# new found use for the cricut -do you use it for halloween



## halloween71 (Apr 22, 2007)

cricut vinyls everywhere from my appliances and mirror crows.To pumpkins and tombstones.Do you use it for Halloween?


----------



## ZombieRaider (May 18, 2008)

I use the silhouette cutter to cut out stencils for airbrushing....It's awesome for quickly cutting out all the intricacies.....ZR


----------



## halloween71 (Apr 22, 2007)

Love that design.


----------



## xxScorpion64xx (Oct 15, 2011)

I just got a explorer air 2, have not used it, trying to learn, I want to make my own home haunt t shirts


----------



## CrystalV (May 27, 2014)

I use mine for Halloween ? Make decorations for my nieces and nephew


----------



## Saki.Girl (Aug 22, 2012)

After having mine for 2 years i finally used it not sure why i waited so long 
Made this for my car


----------



## Frostydoo (Jul 30, 2019)

Great ideas! I hardly use mine but now my imagination is sparked! Saki.girl, is that vinyl on the car? Is it any special kind? I really love the apple!


----------



## Momof2! (Oct 29, 2015)

I’ve been looking hard at cricut lately. I think I need one.


----------



## Saki.Girl (Aug 22, 2012)

Frostydoo said:


> Great ideas! I hardly use mine but now my imagination is sparked! Saki.girl, is that vinyl on the car? Is it any special kind? I really love the apple!


it is vinyl and i just used the stuff my kit came with


----------



## Saki.Girl (Aug 22, 2012)

Made these


----------



## SpookyBlackKat (Sep 19, 2011)

I have not pulled out my Silhouette in probably a year. Geez I bet my software is so behind on updates! 

Stop inspiring me!! ??


----------



## Saki.Girl (Aug 22, 2012)

SpookyBlackKat said:


> I have not pulled out my Silhouette in probably a year. Geez I bet my software is so behind on updates!
> 
> Stop inspiring me!! ??


I had mine for almost 2 years before i even pluged it in to use lol


----------



## trachcanman (Dec 17, 2015)

I was thinking about buying one to make stencils for the wording on the foam tombstones, paint on the wording them dremel out the words. I have not found a good way to get tombstones lines up and lettered using other methods. I have heard you can get a laser printer to print backward then iron it onto the foam tombstone but don't have a laser printer to see how that works. Has anyone done either?


----------



## djjerme (Oct 17, 2019)

I have an old as dirt HP laserjet 4+ that I did try out the reverse lettering and iron it on the blue foam.

It worked well enough, but it’s a very fine balance between transferring ink, getting the paper stuck to the foam and melting the foam! 

Don’t think I took pics of the process, but I’ll see if I have pics of the finished tombstone. 


Sent from my iPhone using Tapatalk


----------



## Momof2! (Oct 29, 2015)

Just realized that I posted 2 years ago on this thread that I had been looking or thinking about cricut for a while.

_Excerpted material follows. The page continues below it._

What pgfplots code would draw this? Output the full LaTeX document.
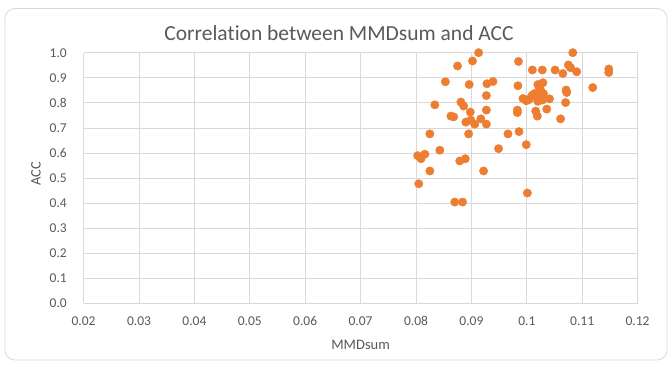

Just got one this year! I can’t wait to use it for Halloween. I know I’ll be doing some tshirts. We have a group that goes to a haunted corn maze every year and we usually do stencil painted shirts. This year 4 of us have a cricut so I feel sure that’s the way we will go this year. Probably random decor Also.


----------



## badgermushroom (Sep 28, 2016)

I just bought a Cricut recently too, the Maker! I haven't tried vinyl or shirts yet, but I bought it because it cuts through craft foam that I use a lot for cosplay armor and things like that. Having the machine cut 300 scales for elven armor is a lot faster and neater than doing it by hand, so that finally sold me on it! I do love *trachcanman*'s suggestion of using it to make a stencil for carving out tombstone decor and things like that.


----------



## trachcanman (Dec 17, 2015)

I got the idea from watching a wicked makers You Tube video when they made a tombstone. but didn't show how they made the stencil or what material they used but it looked easier than what I was doing.


----------



## a_granger (Oct 21, 2012)

Oh, I one for Christmas and I still haven't started to use it. These are all great ideas. Are you all finding the Cricut easy to use?


----------



## trachcanman (Dec 17, 2015)

a_granger said:


> Oh, I one for Christmas and I still haven't started to use it. These are all great ideas. Are you all finding the Cricut easy to use?


not sure about easy to use but once I figured out how it worked I find the stencils make lettering on tombstones easier to do. I print out the whole thing, cut it into individual lines then peel off the individual letters, apply transfer tape to the front, peel it off the backing and attempt to stick it to the painted foam. I am working on tombstones I made last year but didn't have time to write anything on them. I find the expensive permanent vinyl works better than stencil vinyl because it stays on better. I remove the letters, press the vinyl strip down where I want it, outline the letter in black permanent marker if I plan to router out the foam, or I decided in most cases just use the permanent marker to fill in the letter. Once I peel off the vinyl it looks good, if I plan on routering the letters the vinyl stays on till after I router and paint the letters. I am still trying to figure out how the machine works best, and find I have to watch the length of the print to make sure it doesn't end up wider than the tombstone. I got a maker 3 so I can print up to 24 inches wide by 12 inches high, so unless I want to break the message down to two parts my letters run between 1.5 and almost 2.0 inches high. If you plan on doing a lot of lettering I think the cricut is a good way to do it. I have no idea how to do anything else on the machine but know it does a lot of different things I will probably never use. 
the vinyl and transfer tape can get expensive and you have to have a cutting mat and some tools to use the stencils. you can use the transfer tape over and over, I cut one strip wide and long enough to use on each line of what ever I have printed out and the tape lasts thru the tombstone where I am normally transferring three to five lines.


----------



## Saki.Girl (Aug 22, 2012)

Just created these


----------



## a_granger (Oct 21, 2012)

Very cool!! And you did those with the cricut?? I really got to start playing with mine.


----------



## Saki.Girl (Aug 22, 2012)

a_granger said:


> Very cool!! And you did those with the cricut?? I really got to start playing with mine.


Thank you ya i have a silhouette cameo makes cutting easy hard part is weeding lol


----------